Electronic publishing (also referred to as e-publishing or digital publishing) includes the digital publication of websites, webpages, e-books, digital editions of periodical publications, and the development of digital libraries. It is now common to distribute books, magazines, and newspapers to consumers online. Publications may also be published on electronic media such as CD-ROMs.

===Content types===
Types of publication can also be distinguished by content, for example:
- Brochure: an informative document made for advertising products or services, usually in the form of a pamphlet or leaflet.
- Bulletin: information written in short on a flyer or inside another publication for public viewing, or a brief message or announcement broadcast to a wide audience by way of television, radio, or internet.
- Journal: a periodical publication in which scholarship relating to a particular academic discipline is published.
- Magazine: a periodical publication, generally published on a regular schedule (often weekly or monthly), containing a variety of content.
- Monograph: a long research publication written by one person.
- Newsletter: a bulletin, leaflet, pamphlet, or newspaper distributed to a specific audience.
- Newspaper: a periodical publication of several pages printed with news, sports, information, and advertising, and which may be published and distributed daily, weekly, monthly, quarterly, or annually.
- Tract: a religious or political argument written by one person and designed to be distributed free, usually in the form of a booklet or pamphlet, but sometimes longer.

===Type standards===

ISO 690, a set of guidelines for bibliographic references and citations to information resources, defines a publication as a "message or document offered for general distribution or sale and usually produced in multiple copies", and lists types of publications including monographs and their components and serials and their components.

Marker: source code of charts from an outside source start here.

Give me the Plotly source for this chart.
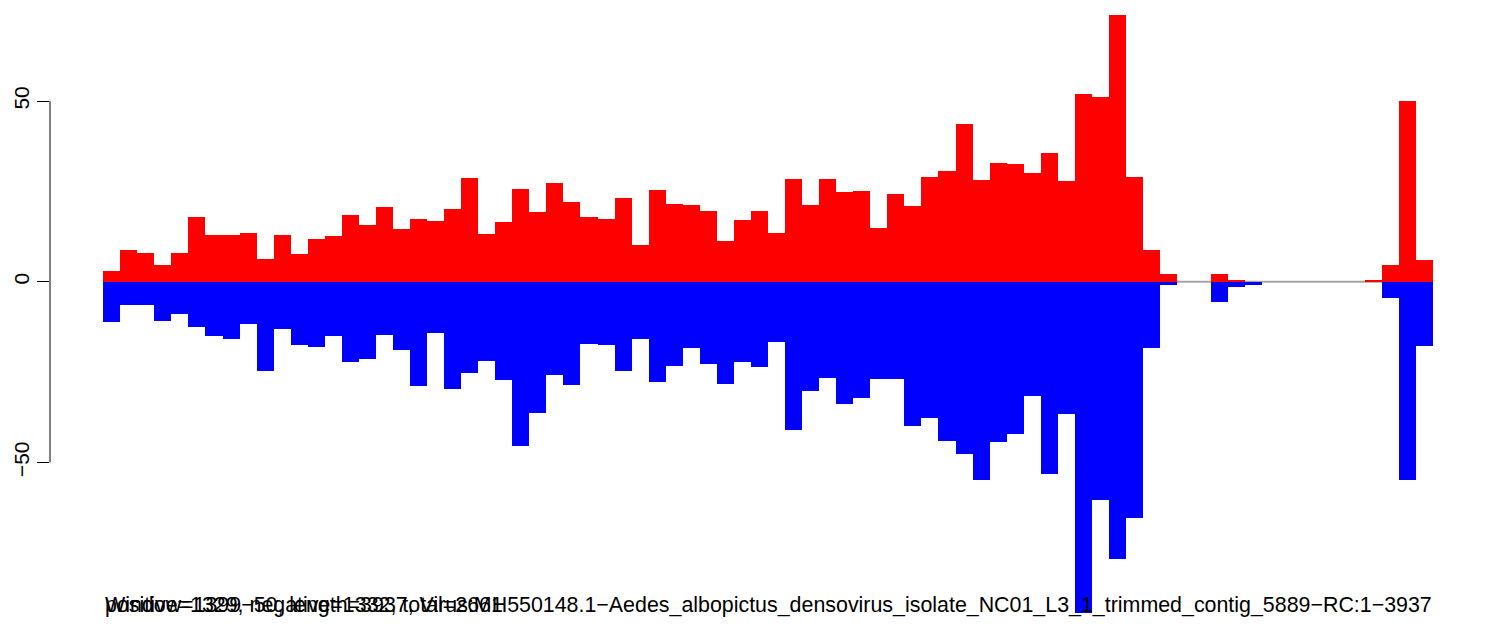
import plotly.graph_objects as go

# window index (one bar per 50 bp window)
windows = list(range(78))

# reads on the positive strand per window
positive = [3, 8.8, 8, 4.6, 8, 18, 13, 13, 13.5, 6.3,
            13, 7.7, 11.8, 12.6, 18.5, 15.7, 20.7, 14.6, 17.4, 16.8,
            20.1, 28.7, 13.2, 16.5, 25.6, 19.3, 27.3, 22, 17.9, 17.4,
            23.2, 10.2, 25.4, 21.5, 21.2, 19.6, 11.3, 17.1, 19.6, 13.5,
            28.4, 21.2, 28.4, 24.9, 25.1, 14.9, 24.3, 20.9, 29, 30.6,
            43.6, 28.2, 32.8, 32.6, 30.1, 35.7, 27.9, 52, 51.2, 73.8,
            29, 8.8, 2.1, 0, 0, 2.1, 0.5, 0, 0, 0,
            0, 0, 0, 0, 0.3, 4.6, 50, 6]

# reads on the negative strand per window (plotted downwards)
negative = [-11.1, -6.5, -6.5, -10.8, -8.9, -12.5, -15, -15.8, -11.7, -24.7,
            -13.1, -17.5, -18, -15, -22.2, -21.4, -14.8, -18.9, -28.9, -14.2,
            -29.7, -25.3, -22, -27.2, -45.5, -36.3, -25.8, -28.6, -17.2, -17.5,
            -24.7, -15.9, -27.8, -23.3, -18.4, -22.8, -28.3, -22.2, -23.6, -16.7,
            -41, -30.2, -26.7, -33.8, -32.2, -26.9, -26.9, -39.9, -37.7, -44,
            -47.6, -54.8, -44.3, -42.1, -31.6, -53.1, -36.6, -91.6, -60.3, -76.6,
            -65.5, -18.2, -0.8, 0, 0, -5.5, -1.4, -0.9, 0, 0,
            0, 0, 0, 0, 0, -4.4, -54.8, -17.7]

tick_vals = [-50, 0, 50]
tick_text = ['\u221250', '0', '50']

stats_label = 'positive=1329, negative=1332, total=2661'
title_label = ('Window=1399\u221250, length=3937, Virus:MH550148.1\u2212Aedes_albopictus_'
               'densovirus_isolate_NC01_L3_1_trimmed_contig_5889\u2212RC:1\u22123937')

left_edge = windows[0] - 0.5
right_edge = windows[-1] + 0.5
pad = 0.04 * (right_edge - left_edge)

fig = go.Figure()

fig.add_trace(go.Bar(x=windows, y=positive, marker=dict(color='#FF0000', line=dict(width=0)),
                     width=1.0, showlegend=False))
fig.add_trace(go.Bar(x=windows, y=negative, marker=dict(color='#0000FF', line=dict(width=0)),
                     width=1.0, showlegend=False))

# grey baseline under the bars
fig.add_shape(type='line', xref='x', yref='y', x0=left_edge, x1=right_edge, y0=0, y1=0,
              line=dict(color='#A6A6A6', width=2), layer='below')

# R style axis line only between the outer ticks
fig.add_shape(type='line', xref='paper', yref='y', x0=0, x1=0,
              y0=min(tick_vals), y1=max(tick_vals), line=dict(color='black', width=1))

label_font = dict(family='Liberation Sans, Arial, sans-serif', size=21.4, color='black')
fig.add_annotation(x=left_edge, xref='x', y=0.03, yref='paper', text=title_label,
                   showarrow=False, xanchor='left', yanchor='middle', font=label_font)
fig.add_annotation(x=left_edge, xref='x', y=0.03, yref='paper', text=stats_label,
                   showarrow=False, xanchor='left', yanchor='middle', font=label_font)

fig.update_layout(
    width=1489,
    height=624,
    margin=dict(l=50, r=3, t=0, b=0),
    plot_bgcolor='white',
    paper_bgcolor='white',
    barmode='overlay',
    bargap=0,
    xaxis=dict(visible=False, range=[left_edge - pad, right_edge + pad]),
    yaxis=dict(
        range=[-94.7, 77.97],
        showgrid=False,
        zeroline=False,
        showline=False,
        ticks='outside',
        ticklen=12,
        tickwidth=1,
        tickcolor='black',
        tickvals=tick_vals,
        ticktext=tick_text,
        tickangle=-90,
        tickfont=dict(family='Liberation Sans, Arial, sans-serif', size=21, color='black'),
        ticklabelstandoff=0,
        automargin=False,
    ),
)

# drop the default 8px page margin so the figure sits at the window corner
fig.write_html('out.html', config={'displayModeBar': False},
               post_script="document.body.style.margin='0px';")
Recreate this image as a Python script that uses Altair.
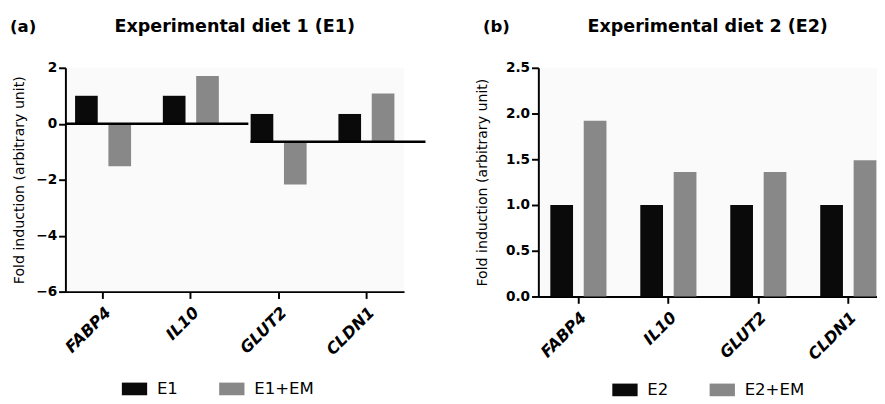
import altair as alt
import pandas as pd

genes = ["FABP4", "IL10", "GLUT2", "CLDN1"]

# Panel (a): Experimental diet 1
a_groups = ["E1", "E1+EM"]
a_e1 = [1.0, 1.0, 0.35, 0.35]
a_em = [-1.52, 1.71, -2.17, 1.08]
a_base = [0.0, 0.0, -0.64, -0.64]

# Panel (b): Experimental diet 2
b_groups = ["E2", "E2+EM"]
b_e2 = [1.0, 1.0, 1.0, 1.0]
b_em = [1.92, 1.36, 1.36, 1.49]
b_base = [0.0, 0.0, 0.0, 0.0]

bar_colors = ["#0a0a0a", "#888888"]
YTITLE = "Fold induction (arbitrary unit)"
FONT = "DejaVu Sans"
RECT = "M-1,-0.5L1,-0.5L1,0.5L-1,0.5Z"
W = 348


def table(groups, v1, v2, base):
    rows = []
    for g, a, b, c in zip(genes, v1, v2, base):
        rows.append({"gene": g, "group": groups[0], "value": a, "base": c})
        rows.append({"gene": g, "group": groups[1], "value": b, "base": c})
    return pd.DataFrame(rows)


def panel(df, groups, letter, title, domain, ticks, fmt, height, xsc, legxy, tpad, zero_rules):
    bars = alt.Chart(df).mark_bar().encode(
        x=alt.X("gene:N", sort=genes, title=None,
                scale=alt.Scale(paddingInner=xsc[0], paddingOuter=xsc[1], align=xsc[2]),
                axis=alt.Axis(labelAngle=-45, labelFontStyle="italic", labelFontSize=16.5,
                              tickSize=7, labelPadding=6)),
        xOffset=alt.XOffset("group:N", sort=groups,
                            scale=alt.Scale(domain=groups, paddingInner=0.32)),
        y=alt.Y("value:Q", title=YTITLE,
                scale=alt.Scale(domain=domain, nice=False, zero=False),
                axis=alt.Axis(values=ticks, format=fmt, tickSize=7, labelPadding=2,
                              titlePadding=tpad)),
        y2="base:Q",
        color=alt.Color("group:N", sort=groups,
                        scale=alt.Scale(domain=groups, range=bar_colors),
                        legend=alt.Legend(title=None, orient="none", direction="horizontal",
                                          legendX=legxy[0], legendY=legxy[1],
                                          symbolType=RECT, symbolSize=676,
                                          symbolStrokeWidth=0, labelFont=FONT,
                                          labelFontSize=17, labelColor="black",
                                          labelOffset=10, columnPadding=42)),
    )
    layers = [bars]
    for val, x0, x1 in zero_rules:
        rd = pd.DataFrame({"value": [val]})
        layers.append(
            alt.Chart(rd).mark_rule(color="black", strokeWidth=2.5).encode(
                y=alt.Y("value:Q", title=YTITLE),
                x=alt.value(x0),
                x2=alt.value(x1),
            )
        )
    lab = alt.Chart(pd.DataFrame({"t": [letter]})).mark_text(
        font=FONT, fontSize=17, fontWeight="bold", align="left", baseline="middle", color="black"
    ).encode(text="t:N", x=alt.value(-57), y=alt.value(-42))
    ttl = alt.Chart(pd.DataFrame({"t": [title]})).mark_text(
        font=FONT, fontSize=18, fontWeight="bold", align="center", baseline="middle", color="black"
    ).encode(text="t:N", x=alt.value(W / 2), y=alt.value(-42))
    layers += [lab, ttl]
    return alt.layer(*layers).properties(width=W, height=height)


df_a = table(a_groups, a_e1, a_em, a_base)
df_b = table(b_groups, b_e2, b_em, b_base)

pa = panel(df_a, a_groups, "(a)", "Experimental diet 1 (E1)", [-6, 2], [-6, -4, -2, 0, 2], "d",
           230, (0.362, 0.11, 0.5), (58, 317), 10,
           [(a_base[0], 0, 188), (a_base[2], 190, 370)])
pb = panel(df_b, b_groups, "(b)", "Experimental diet 2 (E2)", [0, 2.5], [0, 0.5, 1.0, 1.5, 2.0, 2.5],
           ".1f", 235, (0.376, 0.07, 0.95), (76, 318), 16, [])

chart = alt.hconcat(pa, pb, spacing=49).resolve_scale(
    color="independent", xOffset="independent"
).properties(
    padding={"left": 2, "top": 5, "right": 0, "bottom": 0}
).configure_view(stroke=None, fill="#fafafa").configure_axis(
    domainColor="black", domainWidth=2, tickColor="black", tickWidth=2, grid=False,
    labelFont=FONT, labelFontWeight="bold", labelFontSize=14, labelColor="black",
    titleFont=FONT, titleFontWeight="normal", titleFontSize=14.5, titleColor="black"
)

chart.save("out.html", embed_options={"renderer": "svg", "actions": False})
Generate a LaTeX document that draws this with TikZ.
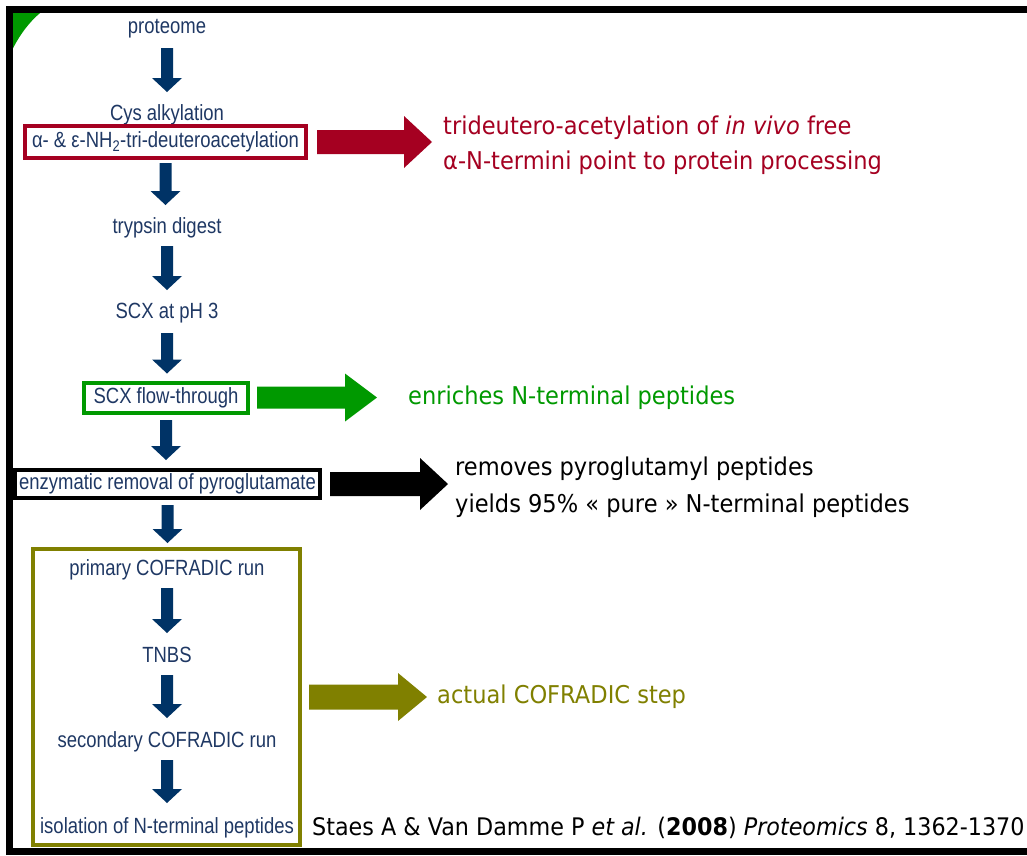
\documentclass[tikz,border=0pt]{standalone}
\usepackage{fontspec}
\setmainfont{Liberation Sans}
\newfontfamily\flowfont{Liberation Sans}[FakeStretch=0.84]
\newfontfamily\sidefont{DejaVu Sans}[FakeStretch=0.92]
\usetikzlibrary{calc}
\definecolor{arrowblue}{RGB}{0,51,102}
\definecolor{flowtextc}{RGB}{31,56,100}
\definecolor{boxred}{RGB}{165,0,33}
\definecolor{boxgreen}{RGB}{0,153,0}
\definecolor{boxolive}{RGB}{128,128,0}
% vertical block arrow: #1 from, #2 to, #3 start gap, #4 end gap
\newcommand\flowarr[4]{\fill[arrowblue] let \p1=(#1), \p2=(#2) in
  (\x1-6pt,\y1-#3) -- (\x1+6pt,\y1-#3) -- (\x1+6pt,\y2+#4+14pt) -- (\x1+15pt,\y2+#4+14pt)
  -- (\x1,\y2+#4) -- (\x1-15pt,\y2+#4+14pt) -- (\x1-6pt,\y2+#4+14pt) -- cycle;}
% horizontal block arrow: #1 colour, #2 from, #3 to, #4 shaft half, #5 head half, #6 head length, #7 start gap, #8 end gap
\newcommand\sidearr[8]{\fill[#1] let \p1=(#2), \p2=(#3) in
  (\x1+#7,\y1+#4) -- (\x2-#8-#6,\y1+#4) -- (\x2-#8-#6,\y1+#5) -- (\x2-#8,\y1)
  -- (\x2-#8-#6,\y1-#5) -- (\x2-#8-#6,\y1-#4) -- (\x1+#7,\y1-#4) -- cycle;}
\begin{document}
\begin{tikzpicture}[x=1pt,y=-1pt,
  flowtext/.style={font=\flowfont\fontsize{22}{26}\selectfont, text=flowtextc, inner sep=0pt},
  stepbox/.style={flowtext, line width=4pt, fill=white},
  sidetext/.style={font=\sidefont\fontsize{24.5}{35}\selectfont, inner sep=0pt, anchor=west, align=left}]
\useasboundingbox (0,0) rectangle (1027,855);
\fill[white] (0,0) rectangle (1027,855);
% corner decoration
\fill[boxgreen] (10,10) -- (44,10) .. controls (30,20) and (17,38) .. (10,55) -- cycle;
% frame
\draw[line width=7pt] (1027,9.5) -- (9.5,9.5) -- (9.5,851.5) -- (1027,851.5);
% flow nodes
\node[flowtext] (proteome) at (167,29) {proteome};
\node[flowtext] (cys) at (167,115) {Cys alkylation};
\node[stepbox, draw=boxred, minimum width=281pt, minimum height=32pt] (deut) at (165.5,142) {α- \& ε-NH\textsubscript{2}-tri-deuteroacetylation};
\node[flowtext] (tryp) at (167,228) {trypsin digest};
\node[flowtext] (scx) at (167,313) {SCX at pH 3};
\node[stepbox, draw=boxgreen, minimum width=164pt, minimum height=30pt] (flow) at (166,397.5) {SCX flow-through};
\node[stepbox, draw=black, minimum width=305pt, minimum height=28pt] (enz) at (167.5,484) {enzymatic removal of pyroglutamate};
\node[stepbox, draw=boxolive, minimum width=267pt, minimum height=296pt] (cof) at (166.5,697) {};
\node[flowtext] (prim) at (167,570) {primary COFRADIC run};
\node[flowtext] (tnbs) at (167,655) {TNBS};
\node[flowtext] (sec) at (167,742) {secondary COFRADIC run};
\node[flowtext] (iso) at (167,828) {isolation of N-terminal peptides};
% flow arrows
\flowarr{proteome.center}{cys.center}{19pt}{23pt}
\flowarr{deut.south}{tryp.center}{3pt}{23pt}
\flowarr{tryp.center}{scx.center}{18pt}{23pt}
\flowarr{scx.center}{flow.north}{20pt}{7pt}
\flowarr{flow.south}{enz.north}{5.5pt}{8pt}
\flowarr{enz.south}{cof.north}{5pt}{4pt}
\flowarr{prim.center}{tnbs.center}{18pt}{22pt}
\flowarr{tnbs.center}{sec.center}{20pt}{24pt}
\flowarr{sec.center}{iso.center}{18pt}{25pt}
% side texts
\node[sidetext, text=boxred] (redtxt) at (443,145) {trideutero-acetylation of \textit{in vivo} free\\α-N-termini point to protein processing};
\node[sidetext, text=boxgreen] (greentxt) at (408,398) {enriches N-terminal peptides};
\node[sidetext, text=black, font=\sidefont\fontsize{24.5}{37}\selectfont] (blacktxt) at (455,487.5) {removes pyroglutamyl peptides\\yields 95\% « pure » N-terminal peptides};
\node[sidetext, text=boxolive] (olivetxt) at (437,697) {actual COFRADIC step};
\node[sidetext, text=black, font=\sidefont\fontsize{24.2}{26}\selectfont] (cite) at (312,828) {Staes A \& Van Damme P \textit{et al.} (\textbf{2008}) \textit{Proteomics} 8, 1362-1370};
% side arrows
\sidearr{boxred}{deut.east}{redtxt.west}{12pt}{26pt}{28pt}{9pt}{11pt}
\sidearr{boxgreen}{flow.east}{greentxt.west}{11pt}{24pt}{32pt}{7pt}{31pt}
\sidearr{black}{enz.east}{blacktxt.west}{12pt}{26pt}{28pt}{8pt}{7pt}
\sidearr{boxolive}{cof.east}{olivetxt.west}{12.5pt}{24pt}{29pt}{7pt}{10pt}
\end{tikzpicture}
\end{document}
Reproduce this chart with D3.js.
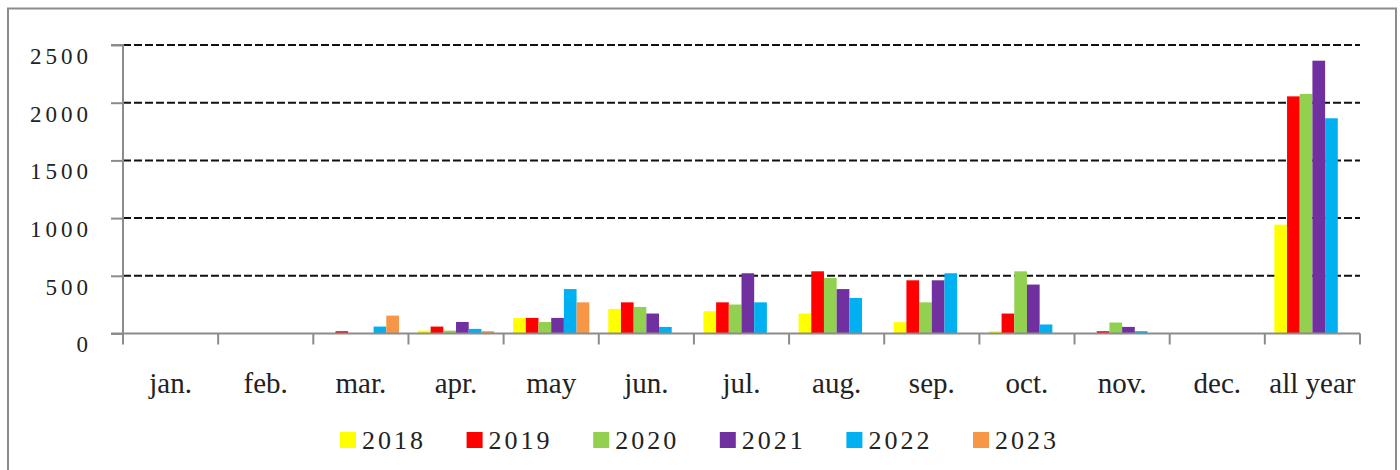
<!DOCTYPE html>
<html>
<head>
<meta charset="utf-8">
<script src="https://cdn.jsdelivr.net/npm/d3@7"></script>
<style>
  body { margin: 0; background: #fff; }
  svg { display: block; }
  text { font-family: "Liberation Serif", "DejaVu Serif", serif; fill: #222; }
</style>
</head>
<body>
<svg id="chart" width="1400" height="470"></svg>
<script>
// categories and series
const months = ['jan.', 'feb.', 'mar.', 'apr.', 'may', 'jun.', 'jul.', 'aug.', 'sep.', 'oct.', 'nov.', 'dec.', 'all year'];
const years = ['2018', '2019', '2020', '2021', '2022', '2023'];
const v2018 = [0, 0, 0, 25, 135, 213, 193, 173, 98, 20, 0, 0, 943];
const v2019 = [0, 0, 20, 60, 135, 270, 270, 539, 461, 173, 20, 0, 2055];
const v2020 = [0, 0, 0, 25, 100, 230, 251, 481, 270, 539, 95, 0, 2076];
const v2021 = [0, 0, 0, 100, 135, 173, 522, 385, 461, 424, 57, 0, 2364];
const v2022 = [0, 0, 60, 40, 385, 57, 270, 308, 522, 78, 20, 0, 1865];
const v2023 = [0, 0, 155, 20, 270, 0, 0, 0, 0, 0, 0, 0, 0];
const yTicks = [0, 500, 1000, 1500, 2000, 2500];
const yTickLabels = ['0', '500', '1000', '1500', '2000', '2500'];
const colors = ['#ffff00', '#ff0000', '#92d050', '#7030a0', '#00b0f0', '#f79646'];

const series = [v2018, v2019, v2020, v2021, v2022, v2023];

let svg = d3.select('#chart');

// outer frame
svg.append('rect')
  .attr('x', 8).attr('y', 8.5)
  .attr('width', 1388).attr('height', 480)
  .attr('fill', 'none')
  .attr('stroke', '#8c8c8c')
  .attr('stroke-width', 2);

let x0 = d3.scaleBand().domain(months).range([123, 1360]);
let x1 = d3.scaleBand().domain(years).range([9.5, x0.bandwidth() - 9.5]);
let y = d3.scaleLinear().domain([0, 2500]).range([333.5, 45]);
let color = d3.scaleOrdinal().domain(years).range(colors);

// dashed gridlines
svg.append('g')
  .selectAll('line')
  .data(yTicks.filter(d => d > 0))
  .enter().append('line')
  .attr('x1', 123).attr('x2', 1360)
  .attr('y1', d => y(d)).attr('y2', d => y(d))
  .attr('stroke', '#111')
  .attr('stroke-width', 2)
  .attr('stroke-dasharray', '8,3');

// bars
let cells = [];
months.forEach(function(m, i) {
  years.forEach(function(yr, j) {
    cells.push({month: m, year: yr, value: series[j][i]});
  });
});

svg.append('g')
  .selectAll('rect')
  .data(cells.filter(d => d.value > 0))
  .enter().append('rect')
  .attr('x', d => x0(d.month) + x1(d.year))
  .attr('width', x1.bandwidth())
  .attr('y', d => y(d.value))
  .attr('height', d => y(0) - y(d.value))
  .attr('fill', d => color(d.year));

// y axis
let yAxis = d3.axisLeft(y)
  .tickValues(yTicks)
  .tickSize(12)
  .tickPadding(19)
  .tickFormat((d, i) => yTickLabels[i]);

let gy = svg.append('g')
  .attr('transform', 'translate(123,0)')
  .call(yAxis);
gy.select('.domain').attr('stroke', '#8c8c8c').attr('stroke-width', 2)
  .attr('d', 'M-12,45H0V' + y(0));
gy.selectAll('.tick line').attr('stroke', '#8c8c8c').attr('stroke-width', 2);
gy.selectAll('.tick text')
  .attr('font-size', 23)
  .attr('letter-spacing', 4)
  .attr('dy', '0.8em')
  .style('font-family', '"Liberation Serif", serif')
  .attr('fill', '#222');

// x axis: ticks on category boundaries
let boundaries = months.map(m => x0(m)).concat([x0.range()[1]]);
let gx = svg.append('g');
gx.append('line')
  .attr('x1', 111).attr('x2', 1360)
  .attr('y1', y(0)).attr('y2', y(0))
  .attr('stroke', '#8c8c8c').attr('stroke-width', 2);
gx.selectAll('line.tick')
  .data(boundaries)
  .enter().append('line')
  .attr('class', 'tick')
  .attr('x1', d => d).attr('x2', d => d)
  .attr('y1', y(0)).attr('y2', y(0) + 11)
  .attr('stroke', '#8c8c8c').attr('stroke-width', 2);
gx.selectAll('text')
  .data(months)
  .enter().append('text')
  .attr('x', d => x0(d) + x0.bandwidth() / 2)
  .attr('y', 393)
  .attr('text-anchor', 'middle')
  .attr('font-size', 29)
  .text(d => d);

// legend
let legend = svg.append('g')
  .selectAll('g')
  .data(years)
  .enter().append('g')
  .attr('transform', (d, i) => 'translate(' + (340 + i * 126.6) + ',432)');
legend.append('rect')
  .attr('width', 16).attr('height', 16)
  .attr('fill', d => color(d));
legend.append('text')
  .attr('x', 22).attr('y', 17)
  .attr('font-size', 26)
  .attr('letter-spacing', 3)
  .text(d => d);
</script>
</body>
</html>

Common bibliographic software specifications such as BibTeX and Citation Style Language also list types of publications, as do various standards for library cataloging. For example, RDA, a cataloging standard adopted by the Library of Congress in 2013 and by some other national libraries, differentiates between content types, media types, and carrier types of information resources.

==Unpublished works==

A work that has not undergone publication, and thus is not generally available to the public, or for citation in scholarly or legal contexts, is called an unpublished work. In some cases unpublished works are widely cited, or circulated via informal means. An author who has not yet published a work may also be referred to as being unpublished.

The status of being unpublished has specific significance in the legal context, where it may refer to the non-publication of legal opinions in the United States.